Wie dem auch sei, wenn man diese Aspekte ausklammern kann oder ihnen nicht zu viel Gewichtung verleiht, erwartet einen ein großartiger Comic, der zu jeder Sekunde so viel Hoffnungslosigkeit verbreitet, dass es einem manchmal die Kehle zuschnürt. Natürlich kommt auch die Action hier nicht zu kurz, trotzdem verliert die Geschichte nie den Fokus.

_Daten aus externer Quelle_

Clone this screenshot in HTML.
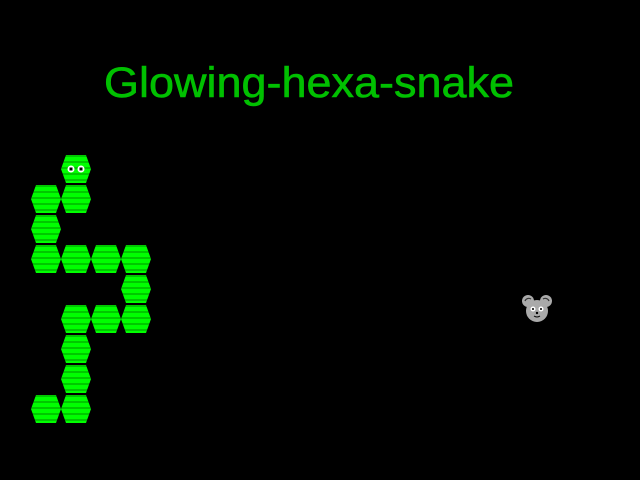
<!DOCTYPE html>
<html><head><meta charset="utf-8"><style>
html,body{margin:0;padding:0;background:#000;width:640px;height:480px;overflow:hidden}
svg{display:block}
</style></head><body>
<svg id="scene" width="640" height="480" viewBox="0 0 640 480">
<defs>
<pattern id="stripes" patternUnits="userSpaceOnUse" width="30" height="6" y="1">
<rect width="30" height="6" fill="#00ff00"/>
<rect y="4" width="30" height="2" fill="#00c800"/>
</pattern>
</defs>
<rect width="640" height="480" fill="#000"/>
<text x="309" y="97" text-anchor="middle" font-family="Liberation Sans, sans-serif" font-size="43" fill="#00c000" stroke="#00c000" stroke-width="0.6" textLength="410" lengthAdjust="spacingAndGlyphs">Glowing-hexa-snake</text>
<g id="snake"></g>
<g transform="translate(537,309)">
<circle cx="-9" cy="-8" r="6" fill="#aaa"/>
<circle cx="9" cy="-8" r="6" fill="#aaa"/>
<path d="M-12,-8 a4,4 0 0 1 6,-2" stroke="#333" stroke-width="1.2" fill="none"/>
<path d="M6,-10 a4,4 0 0 1 6,2" stroke="#333" stroke-width="1.2" fill="none"/>
<circle cx="0" cy="2" r="11" fill="#aaa"/>
<circle cx="-4" cy="0" r="2.5" fill="#fff"/>
<circle cx="4" cy="0" r="2.5" fill="#fff"/>
<circle cx="-4" cy="0" r="1" fill="#000"/>
<circle cx="4" cy="0" r="1" fill="#000"/>
<circle cx="0" cy="4" r="1.2" fill="#000"/>
<path d="M-3,7 q3,2 6,0" stroke="#000" stroke-width="1" fill="none"/>
</g>
</svg>
<script>
const segCols=[1,0,1,0,0,1,2,3,3,1,2,3,1,1,0,1];
const segRows=[0,1,1,2,3,3,3,3,4,5,5,5,6,7,8,8];
const ns='http://www.w3.org/2000/svg';
const g=document.getElementById('snake');
function cx(c){return 46+c*30;}
function cy(r){return 169+r*30;}
for(let i=0;i<segCols.length;i++){
  const x=cx(segCols[i]),y=cy(segRows[i]);
  const p=document.createElementNS(ns,'polygon');
  p.setAttribute('points',[[x-15,y],[x-10,y-14],[x+10,y-14],[x+15,y],[x+10,y+14],[x-10,y+14]].map(a=>a.join(',')).join(' '));
  p.setAttribute('fill','url(#stripes)');
  
  
  g.appendChild(p);
  if(i===0){
    [-5,5].forEach(dx=>{
      const e=document.createElementNS(ns,'circle');
      e.setAttribute('cx',x+dx);e.setAttribute('cy',y);e.setAttribute('r',3.5);e.setAttribute('fill','#fff');
      
      
      g.appendChild(e);
      const q=document.createElementNS(ns,'rect');
      q.setAttribute('x',x+dx-1.5);q.setAttribute('y',y-1.5);q.setAttribute('width',3);q.setAttribute('height',3);q.setAttribute('fill','#000');
      
      
      g.appendChild(q);
    });
  }
}
</script>
</body></html>
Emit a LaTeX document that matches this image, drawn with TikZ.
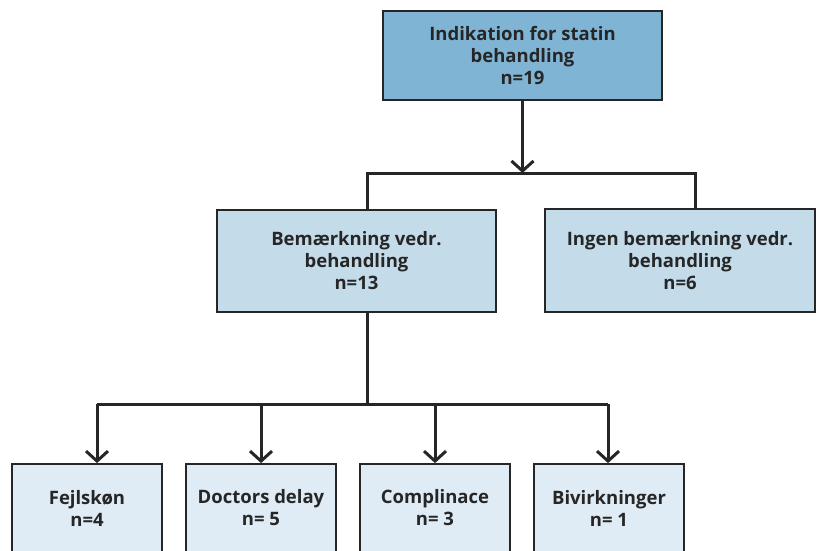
\documentclass[tikz,border=0pt]{standalone}
\usepackage{fontspec}
\setmainfont{Open Sans}[BoldFont={Open Sans Bold}]
\usepackage{tikz}
\usetikzlibrary{arrows.meta,positioning,calc}
\definecolor{flowtop}{HTML}{80B4D4}
\definecolor{flowmid}{HTML}{C4DCEA}
\definecolor{flowlow}{HTML}{DFECF5}
\definecolor{flowline}{HTML}{262626}

\begin{document}
\begin{tikzpicture}[x=1pt,y=-1pt,
    font=\fontsize{18.5}{22}\selectfont\bfseries,
    flowbox/.style={draw=flowline,line width=1.8pt,text=flowline,align=center,inner sep=0pt},
    link/.style={flowline,line width=3pt},
    >={Straight Barb[length=10pt,width=22pt,line width=3pt]}]
    \useasboundingbox (0,0) rectangle (816,550);
    \clip (0,0) rectangle (816,550);
    % boxes
    \node[flowbox,fill=flowtop,minimum width=279pt,minimum height=89pt] (indik) at (522.5,55.5) {Indikation for statin\\behandling\\n=19};
    \node[flowbox,fill=flowmid,minimum width=279pt,minimum height=102pt] (bem) at (356.5,261) {Bemærkning vedr.\\behandling\\n=13};
    \node[flowbox,fill=flowmid,minimum width=270pt,minimum height=103pt] (ingen) at (680,260.5) {Ingen bemærkning vedr.\\behandling\\n=6};
    \node[flowbox,fill=flowlow,minimum width=150pt,minimum height=88pt] (fejl) at (87,508) {Fejlskøn\\n=4};
    \node[flowbox,fill=flowlow,minimum width=150pt,minimum height=88pt] (doc) at (261,508) {Doctors delay\\n= 5};
    \node[flowbox,fill=flowlow,minimum width=150pt,minimum height=88pt] (compl) at (435,508) {Complinace\\n= 3};
    \node[flowbox,fill=flowlow,minimum width=150pt,minimum height=88pt] (bivirk) at (609,508) {Bivirkninger\\n= 1};
    % first split
    \coordinate (s1) at (522.5,173);
    \coordinate (s1l) at (367,173);
    \coordinate (s1r) at (695,173);
    \draw[link,->] (indik.south) -- (s1);
    \draw[link] (s1l |- bem.north) -- (s1l) -- (s1r) -- (s1r |- ingen.north);
    % second split
    \coordinate (s2) at (367,404);
    \coordinate (s2l) at (97,404);
    \coordinate (s2r) at (608,404);
    \draw[link] (s1l |- bem.south) -- (s2);
    \draw[link] (s2l) -- (s2r);
    \draw[link,->] (s2l) -- (s2l |- fejl.north);
    \draw[link,->] (doc.north |- s2) -- (doc.north);
    \draw[link,->] (compl.north |- s2) -- (compl.north);
    \draw[link,->] (s2r) -- (s2r |- bivirk.north);
\end{tikzpicture}
\end{document}
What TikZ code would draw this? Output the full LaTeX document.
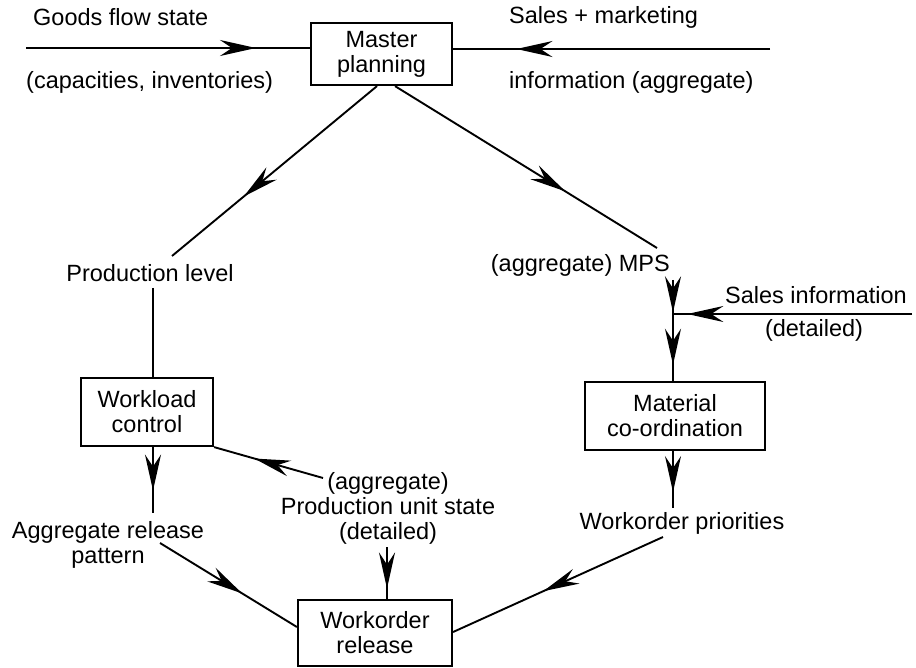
\documentclass[tikz,border=0pt]{standalone}
\usepackage{fontspec}
\setmainfont{Liberation Sans}
\usetikzlibrary{arrows.meta,decorations.markings}
\begin{document}
\begin{tikzpicture}[x=1pt,y=-1pt,
  font=\fontsize{23.5}{25}\selectfont,
  flow/.style={line width=1.9pt},
  box/.style={draw,line width=2.2pt,rectangle,align=center,inner sep=0pt},
  lbl/.style={inner sep=0pt,align=center},
  barb/.tip={Stealth[length=36pt,width=16pt,inset=12pt]},
  midarrow/.style={flow,postaction={decorate},
    decoration={markings,mark=at position #1 with {\arrow{barb}}}},
  twoarrows/.style 2 args={flow,postaction={decorate},
    decoration={markings,
      mark=at position #1 with {\arrow{barb}},
      mark=at position #2 with {\arrow{barb}}}}
]
\useasboundingbox (0,0) rectangle (916,668);

% planning boxes
\node[box,minimum width=141pt,minimum height=62pt] (master) at (381.5,54) {Master\\planning};
\node[box,minimum width=132pt,minimum height=68pt] (workload) at (147,412) {Workload\\control};
\node[box,minimum width=180pt,minimum height=68pt] (material) at (675,416) {Material\\co-ordination};
\node[box,minimum width=154pt,minimum height=66pt] (workorder) at (375,633) {Workorder\\release};

% information labels
\node[lbl,anchor=west] (goods) at (33,17) {Goods flow state};
\node[lbl,anchor=west] (capac) at (26,82) {(capacities, inventories)};
\node[lbl,anchor=west] (sales) at (509,17) {Sales + marketing};
\node[lbl,anchor=west] (info) at (509,82) {information (aggregate)};
\node[lbl] (prodlevel) at (150,273) {Production level};
\node[lbl,anchor=east] (mps) at (670,265) {(aggregate) MPS};
\node[lbl,anchor=west] (salesinfo) at (725,295) {Sales information};
\node[lbl] (salesdet) at (814,330) {(detailed)};
\node[lbl] (pattern) at (108,545) {Aggregate release\\pattern};
\node[lbl] (unitstate) at (388,508) {(aggregate)\\Production unit state\\(detailed)};
\node[lbl] (priorities) at (682,523) {Workorder priorities};

% free line ends
\coordinate (goodsIn) at (26,48);
\coordinate (salesIn) at (770,49);
\coordinate (plEnd) at (172,256);
\coordinate (mpsEnd) at (657,248);
\coordinate (plBot) at (153,288);
\coordinate (patTop) at (153,513);
\coordinate (patOut) at (160,543);
\coordinate (usOut) at (323,478);
\coordinate (usBot) at (387,547);
\coordinate (prTop) at (673,508);
\coordinate (prOut) at (663,537);
\coordinate (mpsBot) at (673,280);
\coordinate (salesEnd) at (912,314);
\coordinate (junc) at (673,314);

% flows
\draw[midarrow=0.81] (goodsIn) -- (goodsIn -| master.west);
\draw[midarrow=0.80] (salesIn) -- (salesIn -| master.east);
\draw[midarrow=0.65] ([xshift=-4.5pt]master.south) -- (plEnd);
\draw[midarrow=0.65] ([xshift=13.5pt]master.south) -- (mpsEnd);
\draw[flow] (plBot) -- ([xshift=6pt]workload.north);
\draw[midarrow=0.66] ([xshift=6pt]workload.south) -- (patTop);
\draw[midarrow=0.60] (patOut) -- ([yshift=6pt]workorder.west);
\draw[midarrow=0.63] (usOut) -- (workload.south east);
\draw[midarrow=0.80] (usBot) -- ([xshift=12pt]workorder.north);
\draw[midarrow=0.72] ([xshift=-2pt]material.south) -- (prTop);
\draw[midarrow=0.57] (prOut) -- ([yshift=1pt]workorder.east);
\draw[twoarrows={0.32}{0.84}] (mpsBot) -- ([xshift=-2pt]material.north);
\draw[midarrow=0.94] (salesEnd) -- (junc);
\end{tikzpicture}
\end{document}
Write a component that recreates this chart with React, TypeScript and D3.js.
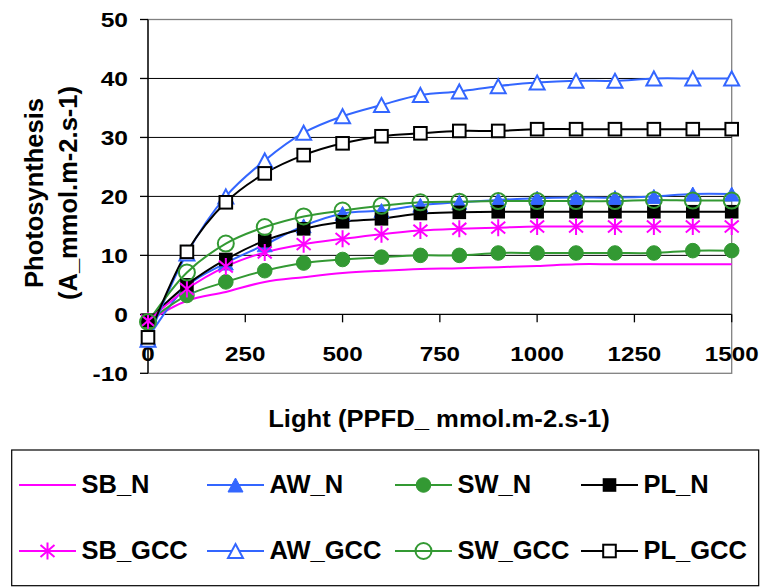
import React from "react";
import * as d3 from "d3";

const lightLevels = [0, 100, 200, 300, 400, 500, 600, 700, 800, 900, 1000, 1100, 1200, 1300, 1400, 1500];

const SB_N = [-1.2, 2.3, 3.8, 5.5, 6.3, 7.0, 7.4, 7.7, 7.8, 8.0, 8.2, 8.5, 8.5, 8.5, 8.5, 8.5];
const AW_N = [-4.0, 4.8, 8.7, 11.8, 15.0, 17.1, 17.6, 18.5, 19.0, 19.4, 19.7, 19.8, 19.8, 20.0, 20.4, 20.4];
const SW_N = [-1.3, 3.2, 5.5, 7.4, 8.7, 9.3, 9.7, 10.0, 10.0, 10.4, 10.4, 10.4, 10.4, 10.4, 10.8, 10.8];
const PL_N = [-1.0, 5.0, 9.3, 12.5, 14.5, 15.7, 16.2, 17.1, 17.3, 17.4, 17.4, 17.4, 17.4, 17.4, 17.4, 17.4];
const SB_GCC = [-1.1, 4.3, 8.1, 10.5, 11.9, 12.8, 13.6, 14.2, 14.5, 14.7, 14.9, 14.9, 14.9, 14.9, 14.9, 14.9];
const AW_GCC = [-4.3, 10.3, 20.0, 26.1, 30.8, 33.6, 35.5, 37.2, 37.8, 38.7, 39.3, 39.6, 39.6, 40.0, 40.0, 40.0];
const SW_GCC = [-1.3, 7.1, 12.0, 14.8, 16.6, 17.6, 18.4, 19.0, 19.1, 19.2, 19.2, 19.2, 19.2, 19.4, 19.3, 19.3];
const PL_GCC = [-3.9, 10.6, 19.0, 23.9, 27.0, 29.0, 30.2, 30.7, 31.1, 31.1, 31.4, 31.4, 31.4, 31.4, 31.4, 31.4];

const seriesNames = ["SB_N", "AW_N", "SW_N", "PL_N", "SB_GCC", "AW_GCC", "SW_GCC", "PL_GCC"];
const seriesValues = [SB_N, AW_N, SW_N, PL_N, SB_GCC, AW_GCC, SW_GCC, PL_GCC];
const seriesColors = ["#FF00FF", "#3366FF", "#339933", "#000000", "#FF00FF", "#3366FF", "#339933", "#000000"];
const seriesMarkers = ["none", "triFilled", "circleFilled", "squareFilled", "star", "triOpen", "circleOpen", "squareOpen"];

const xTicks = [0, 250, 500, 750, 1000, 1250, 1500];
const yTicks = [-10, 0, 10, 20, 30, 40, 50];
const gridValues = [10, 20, 30, 40];

const yTitleLines = ["Photosynthesis", "(A_mmol.m-2.s-1)"];
const xTitle = "Light (PPFD_ mmol.m-2.s-1)";

const FONT = "'Liberation Sans', Arial, Helvetica, sans-serif";

function Marker({ type, x, y, color, scale = 1 }: { type: string; x: number; y: number; color: string; scale?: number }) {
  const s = scale;
  switch (type) {
    case "triFilled":
    case "triOpen": {
      const w = 7.5 * s, h = 7 * s;
      const d = `M${x},${y - h} L${x + w},${y + h} L${x - w},${y + h} Z`;
      return type === "triFilled" ? (
        <path d={d} fill={color} stroke={color} strokeWidth={1} />
      ) : (
        <path d={d} fill="white" stroke={color} strokeWidth={2} />
      );
    }
    case "circleFilled":
      return <circle cx={x} cy={y} r={7.3 * s} fill={color} stroke={color} strokeWidth={1} />;
    case "circleOpen":
      return <circle cx={x} cy={y} r={8 * s} fill="none" stroke={color} strokeWidth={2} />;
    case "squareFilled": {
      const h = 6.8 * s;
      return <rect x={x - h} y={y - h} width={2 * h} height={2 * h} fill={color} />;
    }
    case "squareOpen": {
      const h = 6.3 * s;
      return <rect x={x - h} y={y - h} width={2 * h} height={2 * h} fill="white" stroke={color} strokeWidth={2} />;
    }
    case "star": {
      const a = 7 * s, v = 8.5 * s;
      return (
        <path
          d={`M${x},${y - v} L${x},${y + v} M${x - a},${y - a * 0.85} L${x + a},${y + a * 0.85} M${x - a},${y + a * 0.85} L${x + a},${y - a * 0.85}`}
          stroke={color}
          strokeWidth={2}
          fill="none"
        />
      );
    }
    default:
      return null;
  }
}

function SText({ x, y, sx = 1, size, anchor = "middle", children }: any) {
  return (
    <text
      transform={`translate(${x},${y}) scale(${sx},1)`}
      textAnchor={anchor}
      fontFamily={FONT}
      fontWeight="bold"
      fontSize={size}
      fill="#000"
    >
      {children}
    </text>
  );
}

export default function App() {
  const x = d3.scaleLinear().domain([0, 1500]).range([148, 731.7]);
  const y = d3.scaleLinear().domain([-10, 50]).range([373.3, 19.5]);
  const line = d3
    .line<number>()
    .x((_, i) => x(lightLevels[i]))
    .y((d) => y(d))
    .curve(d3.curveCatmullRom.alpha(0.5));

  const [x0, x1] = x.range();
  const [yb, yt] = y.range();

  const legendCols = [19, 207, 395, 581];
  const legendRows = [485, 551];
  const legendLineLen = 57;

  return (
    <svg
      width={761}
      height={588}
      style={{ position: "absolute", left: 0, top: 0, background: "#fff" }}
    >
      <rect x={0} y={0} width={761} height={588} fill="#fff" />
      {/* plot border */}
      <rect x={x0} y={yt} width={x1 - x0} height={yb - yt} fill="none" stroke="#808080" strokeWidth={1.3} />
      {/* gridlines */}
      {gridValues.map((g) => (
        <line key={g} x1={x0} x2={x1} y1={y(g)} y2={y(g)} stroke="#000" strokeWidth={1} />
      ))}
      {/* y axis */}
      <line x1={x0} x2={x0} y1={yt} y2={yb} stroke="#000" strokeWidth={1.3} />
      {yTicks.map((t) => (
        <g key={t}>
          <line x1={x0 - 8} x2={x0} y1={y(t)} y2={y(t)} stroke="#000" strokeWidth={1.3} />
          <SText x={128} y={y(t) + 7.4} sx={1.2} size={20.5} anchor="end">
            {t}
          </SText>
        </g>
      ))}
      {/* x axis at 0 */}
      <line x1={x0} x2={x1} y1={y(0)} y2={y(0)} stroke="#000" strokeWidth={1.3} />
      {xTicks.map((t) => (
        <g key={t}>
          <line x1={x(t)} x2={x(t)} y1={y(0)} y2={y(0) + 8} stroke="#000" strokeWidth={1.3} />
          <SText x={x(t)} y={360.8} sx={1.18} size={20.5}>
            {t}
          </SText>
        </g>
      ))}
      {/* series lines */}
      {seriesValues.map((vals, si) => (
        <path key={"l" + si} d={line(vals) || ""} fill="none" stroke={seriesColors[si]} strokeWidth={2} />
      ))}
      {/* markers */}
      {seriesValues.map((vals, si) => (
        <g key={"m" + si}>
          {vals.map((v, i) => (
            <Marker key={i} type={seriesMarkers[si]} x={x(lightLevels[i])} y={y(v)} color={seriesColors[si]} />
          ))}
        </g>
      ))}
      {/* axis titles */}
      <g transform="translate(42.5,193) rotate(-90)">
        <text textAnchor="middle" fontFamily={FONT} fontWeight="bold" fontSize={25.5} fill="#000">
          {yTitleLines[0]}
        </text>
      </g>
      <g transform="translate(77,193) rotate(-90)">
        <text textAnchor="middle" fontFamily={FONT} fontWeight="bold" fontSize={25.5} fill="#000">
          {yTitleLines[1]}
        </text>
      </g>
      <SText x={439} y={426.5} sx={1.1} size={23.3}>
        {xTitle}
      </SText>
      {/* legend */}
      <rect x={11.7} y={450} width={747} height={135.7} fill="#fff" stroke="#000" strokeWidth={1.2} />
      {seriesNames.map((name, si) => {
        const col = si % 4;
        const row = Math.floor(si / 4);
        const lx = legendCols[col];
        const ly = legendRows[row];
        return (
          <g key={"lg" + si}>
            <line x1={lx} x2={lx + legendLineLen} y1={ly} y2={ly} stroke={seriesColors[si]} strokeWidth={2} />
            <Marker type={seriesMarkers[si]} x={lx + legendLineLen / 2} y={ly} color={seriesColors[si]} />
            <text
              x={lx + legendLineLen + 5.5}
              y={ly + 8.2}
              fontFamily={FONT}
              fontWeight="bold"
              fontSize={25.5}
              fill="#000"
            >
              {name}
            </text>
          </g>
        );
      })}
    </svg>
  );
}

Der Gegenspieler von Hartigan. Ist in diesem Fall auch einer der widerlichsten, den die Reihe zu bieten hat. Zwar waren die anderen ja auch nicht gerade nette Zeitgenossen, aber der Typ schießt einfach den Vogel ab. Was sich vor allem auch in seinem Aussehen widerspiegelt. Seine gelbe Hautfarbe bildet einen interessanten Kontrast zur sonst schwarz-weißen Umgebung und lässt ihn so richtig krank aussehen. Im Gegensatz zu seinen Vorgängern ist er aber weder cool oder sympathisch oder sonst irgendwas. Er ist nun mal ein widerlicher Kinderschänder und Mörder und so verfolgt man mit Genugtuung den Showdown, nur um im Anschluss von sich selbst ein wenig angewidert zu sein. So schlägt dann die, in diesem Review viel erwähnte, Hoffnungslosigkeit auf einen selbst um und man muss sich selbst die Frage stellen, wie man selbst reagieren würde.